SHORT TASK — Write out the full listing exactly as given, minus the images.

SUPPLIED INFORMATION —
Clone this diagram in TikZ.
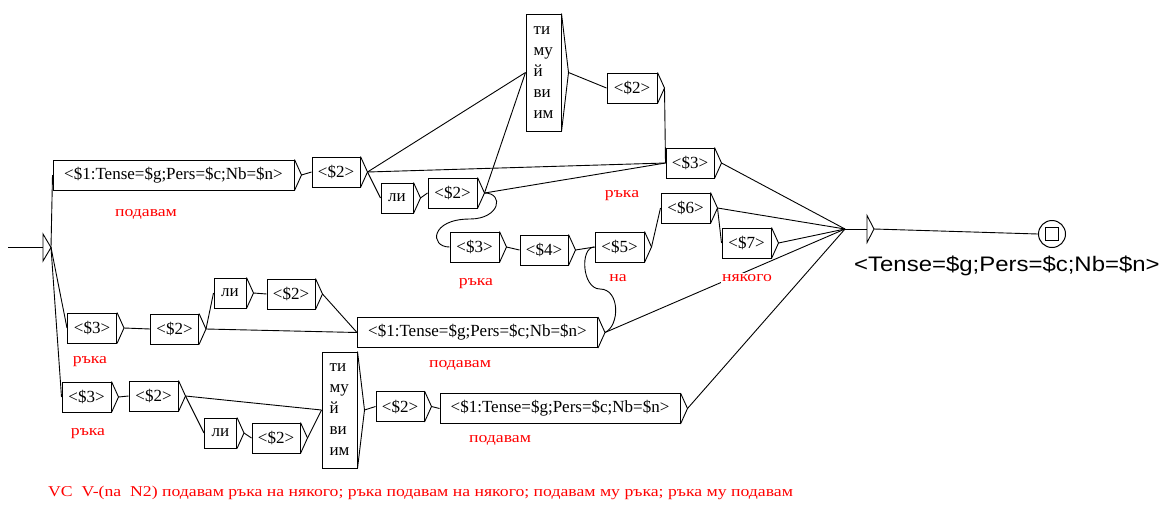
\documentclass[tikz,border=0pt]{standalone}
\usepackage{fontspec}
\usepackage{graphicx}
\setmainfont{Liberation Serif}
\newfontfamily\boxfont{Liberation Serif}
\newfontfamily\redfont[FakeStretch=1.18]{Liberation Serif}
\newfontfamily\outfont{Liberation Sans}
\usetikzlibrary{calc}
\tikzset{
  line/.style={draw=black, line width=0.9pt},
  ubox/.style={draw=black, line width=1pt, inner sep=0pt, align=left, font=\boxfont\fontsize{17}{21}\selectfont},
  lab/.style={text=red, inner sep=1pt, font=\redfont\fontsize{15}{18}\selectfont},
}
\newcommand\UBox[6]{%
  \node[ubox, minimum width=#4pt, minimum height=#5pt] (#1) at (#2,#3) {#6};
  \coordinate (#1t) at ($(#1.east)+(7pt,0pt)$);
  \draw[line] (#1.north east) -- (#1t) -- (#1.south east);
}
\begin{document}
\begin{tikzpicture}[x=1pt,y=-1pt]
\fill[white] (0,0) rectangle (1161,504);
\useasboundingbox (0,0) rectangle (1161,504);
% initial state
\coordinate (start) at (8,247.5);
\coordinate (initL) at (43,247.5);
\coordinate (init) at (51,247.5);
\draw[line] (start) -- (initL);
\draw[line] (43,234) -- (init) -- (43,261) -- cycle;
% boxes
\UBox{A}{173.5}{175}{241}{30}{<\$1:Tense=\$g;Pers=\$c;Nb=\$n>}
\UBox{B}{336}{172}{48}{30}{<\$2>}
\UBox{TA}{543.5}{72.5}{35}{117}{ти\\му\\й\\ви\\им}
\UBox{C}{632}{88}{50}{30}{<\$2>}
\UBox{D}{690}{163}{48}{30}{<\$3>}
\UBox{LA}{397}{198}{32}{30}{ли}
\UBox{E}{452.5}{193}{49}{30}{<\$2>}
\UBox{F}{474.5}{247}{49}{30}{<\$3>}
\UBox{G}{544}{250}{48}{30}{<\$4>}
\UBox{H}{619.5}{247}{49}{30}{<\$5>}
\UBox{I}{685.5}{208}{49}{30}{<\$6>}
\UBox{J}{746.5}{243}{49}{30}{<\$7>}
\UBox{K}{92}{328}{49}{30}{<\$3>}
\UBox{L}{174.5}{329}{48}{30}{<\$2>}
\UBox{LB}{230}{293}{32}{30}{ли}
\UBox{M}{291}{294}{48}{30}{<\$2>}
\UBox{N}{477.5}{332.5}{240}{30}{<\$1:Tense=\$g;Pers=\$c;Nb=\$n>}
\UBox{O}{86.5}{397}{49}{30}{<\$3>}
\UBox{P}{153.5}{396}{49}{30}{<\$2>}
\UBox{LC}{220.5}{433}{32}{30}{ли}
\UBox{Q}{276}{438}{48}{30}{<\$2>}
\UBox{TB}{339.5}{410}{35}{116}{ти\\му\\й\\ви\\им}
\UBox{R}{400}{406.5}{48}{30}{<\$2>}
\UBox{S}{560}{408.5}{240}{30}{<\$1:Tense=\$g;Pers=\$c;Nb=\$n>}
% edges top
\draw[line] (init) -- (A.west);
\draw[line] (init) -- (K.west);
\draw[line] (init) -- (O.west);
\draw[line] (At) -- (B.west);
\draw[line] (Bt) -- (TA.west);
\draw[line] (Bt) -- (D.west);
\draw[line] (Bt) -- (LA.west);
\draw[line] (TAt) -- (C.west);
\draw[line] (Ct) -- (D.west);
\draw[line] (LAt) -- (E.west);
\draw[line] (Et) -- (TA.west);
\draw[line] (Et) -- (D.west);
\draw[line] (Et) .. controls +(20,0) and +(30,0) .. (470,219) .. controls +(-40,0) and +(-20,0) .. (F.west);
\draw[line] (Ft) -- (G.west);
\draw[line] (Gt) -- (H.west);
\draw[line] (Ht) -- (I.west);
\draw[line] (It) -- (J.west);
\coordinate (hub) at (845,229);
\draw[line] (Dt) -- (hub);
\draw[line] (It) -- (hub);
\draw[line] (Jt) -- (hub);
\draw[line] (Nt) -- (hub);
\draw[line] (St) -- (hub);
% middle row
\draw[line] (Kt) -- (L.west);
\draw[line] (Lt) -- (LB.west);
\draw[line] (Lt) -- (N.west);
\draw[line] (LBt) -- (M.west);
\draw[line] (Mt) -- (N.west);
\draw[line] (Nt) .. controls +(15,-7) and +(20,0) .. (600,289) .. controls +(-18,0) and +(-15,0) .. (H.west);
% bottom row
\draw[line] (Ot) -- (P.west);
\draw[line] (Pt) -- (TB.west);
\draw[line] (Pt) -- (LC.west);
\draw[line] (LCt) -- (Q.west);
\draw[line] (Qt) -- (TB.west);
\draw[line] (TBt) -- (R.west);
\draw[line] (Rt) -- (S.west);
% final state
\coordinate (ftri) at (867,229);
\coordinate (ftip) at (874,229);
\draw[line] (hub) -- (ftri);
\draw[line] (867,215.5) -- (ftip) -- (867,242.5) -- cycle;
\node[circle, draw, line width=1pt, minimum size=27pt, inner sep=0pt] (fin) at (1052,234) {};
\node[draw, line width=1pt, minimum size=13pt, inner sep=0pt] (finsq) at (fin.center) {};
\draw[line] (ftip) -- (fin.west);
% labels
\node[lab] (l1) at (146,214) {подавам};
\node[lab] (l2) at (622,196) {ръка};
\node[lab] (l3) at (476,284) {ръка};
\node[lab] (l4) at (618,278) {на};
\node[lab, fill=white] (l5) at (747,278) {някого};
\node[lab] (l6) at (90,362) {ръка};
\node[lab] (l7) at (460,365) {подавам};
\node[lab] (l8) at (88,434) {ръка};
\node[lab] (l9) at (500,440) {подавам};
\node[lab, anchor=west] (cap) at (47,493) {VC\ \ V-(na\ \ N2) подавам ръка на някого; ръка подавам на някого; подавам му ръка; ръка му подавам};
\node[anchor=west, inner sep=0pt, font=\outfont\fontsize{21}{24}\selectfont] (outl) at (854,266) {\scalebox{1.14}[1]{<Tense=\$g;Pers=\$c;Nb=\$n>}};
\end{tikzpicture}
\end{document}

SOLUTION FOR THIS TASK —
Clone this diagram in TikZ.
\documentclass[tikz,border=0pt]{standalone}
\usepackage{fontspec}
\usepackage{graphicx}
\setmainfont{Liberation Serif}
\newfontfamily\boxfont{Liberation Serif}
\newfontfamily\redfont[FakeStretch=1.18]{Liberation Serif}
\newfontfamily\outfont{Liberation Sans}
\usetikzlibrary{calc}
\tikzset{
  line/.style={draw=black, line width=0.9pt},
  ubox/.style={draw=black, line width=1pt, inner sep=0pt, align=left, font=\boxfont\fontsize{17}{21}\selectfont},
  lab/.style={text=red, inner sep=1pt, font=\redfont\fontsize{15}{18}\selectfont},
}
\newcommand\UBox[6]{%
  \node[ubox, minimum width=#4pt, minimum height=#5pt] (#1) at (#2,#3) {#6};
  \coordinate (#1t) at ($(#1.east)+(7pt,0pt)$);
  \draw[line] (#1.north east) -- (#1t) -- (#1.south east);
}
\begin{document}
\begin{tikzpicture}[x=1pt,y=-1pt]
\fill[white] (0,0) rectangle (1161,504);
\useasboundingbox (0,0) rectangle (1161,504);
% initial state
\coordinate (start) at (8,247.5);
\coordinate (initL) at (43,247.5);
\coordinate (init) at (51,247.5);
\draw[line] (start) -- (initL);
\draw[line] (43,234) -- (init) -- (43,261) -- cycle;
% boxes
\UBox{A}{173.5}{175}{241}{30}{<\$1:Tense=\$g;Pers=\$c;Nb=\$n>}
\UBox{B}{336}{172}{48}{30}{<\$2>}
\UBox{TA}{543.5}{72.5}{35}{117}{ти\\му\\й\\ви\\им}
\UBox{C}{632}{88}{50}{30}{<\$2>}
\UBox{D}{690}{163}{48}{30}{<\$3>}
\UBox{LA}{397}{198}{32}{30}{ли}
\UBox{E}{452.5}{193}{49}{30}{<\$2>}
\UBox{F}{474.5}{247}{49}{30}{<\$3>}
\UBox{G}{544}{250}{48}{30}{<\$4>}
\UBox{H}{619.5}{247}{49}{30}{<\$5>}
\UBox{I}{685.5}{208}{49}{30}{<\$6>}
\UBox{J}{746.5}{243}{49}{30}{<\$7>}
\UBox{K}{92}{328}{49}{30}{<\$3>}
\UBox{L}{174.5}{329}{48}{30}{<\$2>}
\UBox{LB}{230}{293}{32}{30}{ли}
\UBox{M}{291}{294}{48}{30}{<\$2>}
\UBox{N}{477.5}{332.5}{240}{30}{<\$1:Tense=\$g;Pers=\$c;Nb=\$n>}
\UBox{O}{86.5}{397}{49}{30}{<\$3>}
\UBox{P}{153.5}{396}{49}{30}{<\$2>}
\UBox{LC}{220.5}{433}{32}{30}{ли}
\UBox{Q}{276}{438}{48}{30}{<\$2>}
\UBox{TB}{339.5}{410}{35}{116}{ти\\му\\й\\ви\\им}
\UBox{R}{400}{406.5}{48}{30}{<\$2>}
\UBox{S}{560}{408.5}{240}{30}{<\$1:Tense=\$g;Pers=\$c;Nb=\$n>}
% edges top
\draw[line] (init) -- (A.west);
\draw[line] (init) -- (K.west);
\draw[line] (init) -- (O.west);
\draw[line] (At) -- (B.west);
\draw[line] (Bt) -- (TA.west);
\draw[line] (Bt) -- (D.west);
\draw[line] (Bt) -- (LA.west);
\draw[line] (TAt) -- (C.west);
\draw[line] (Ct) -- (D.west);
\draw[line] (LAt) -- (E.west);
\draw[line] (Et) -- (TA.west);
\draw[line] (Et) -- (D.west);
\draw[line] (Et) .. controls +(20,0) and +(30,0) .. (470,219) .. controls +(-40,0) and +(-20,0) .. (F.west);
\draw[line] (Ft) -- (G.west);
\draw[line] (Gt) -- (H.west);
\draw[line] (Ht) -- (I.west);
\draw[line] (It) -- (J.west);
\coordinate (hub) at (845,229);
\draw[line] (Dt) -- (hub);
\draw[line] (It) -- (hub);
\draw[line] (Jt) -- (hub);
\draw[line] (Nt) -- (hub);
\draw[line] (St) -- (hub);
% middle row
\draw[line] (Kt) -- (L.west);
\draw[line] (Lt) -- (LB.west);
\draw[line] (Lt) -- (N.west);
\draw[line] (LBt) -- (M.west);
\draw[line] (Mt) -- (N.west);
\draw[line] (Nt) .. controls +(15,-7) and +(20,0) .. (600,289) .. controls +(-18,0) and +(-15,0) .. (H.west);
% bottom row
\draw[line] (Ot) -- (P.west);
\draw[line] (Pt) -- (TB.west);
\draw[line] (Pt) -- (LC.west);
\draw[line] (LCt) -- (Q.west);
\draw[line] (Qt) -- (TB.west);
\draw[line] (TBt) -- (R.west);
\draw[line] (Rt) -- (S.west);
% final state
\coordinate (ftri) at (867,229);
\coordinate (ftip) at (874,229);
\draw[line] (hub) -- (ftri);
\draw[line] (867,215.5) -- (ftip) -- (867,242.5) -- cycle;
\node[circle, draw, line width=1pt, minimum size=27pt, inner sep=0pt] (fin) at (1052,234) {};
\node[draw, line width=1pt, minimum size=13pt, inner sep=0pt] (finsq) at (fin.center) {};
\draw[line] (ftip) -- (fin.west);
% labels
\node[lab] (l1) at (146,214) {подавам};
\node[lab] (l2) at (622,196) {ръка};
\node[lab] (l3) at (476,284) {ръка};
\node[lab] (l4) at (618,278) {на};
\node[lab, fill=white] (l5) at (747,278) {някого};
\node[lab] (l6) at (90,362) {ръка};
\node[lab] (l7) at (460,365) {подавам};
\node[lab] (l8) at (88,434) {ръка};
\node[lab] (l9) at (500,440) {подавам};
\node[lab, anchor=west] (cap) at (47,493) {VC\ \ V-(na\ \ N2) подавам ръка на някого; ръка подавам на някого; подавам му ръка; ръка му подавам};
\node[anchor=west, inner sep=0pt, font=\outfont\fontsize{21}{24}\selectfont] (outl) at (854,266) {\scalebox{1.14}[1]{<Tense=\$g;Pers=\$c;Nb=\$n>}};
\end{tikzpicture}
\end{document}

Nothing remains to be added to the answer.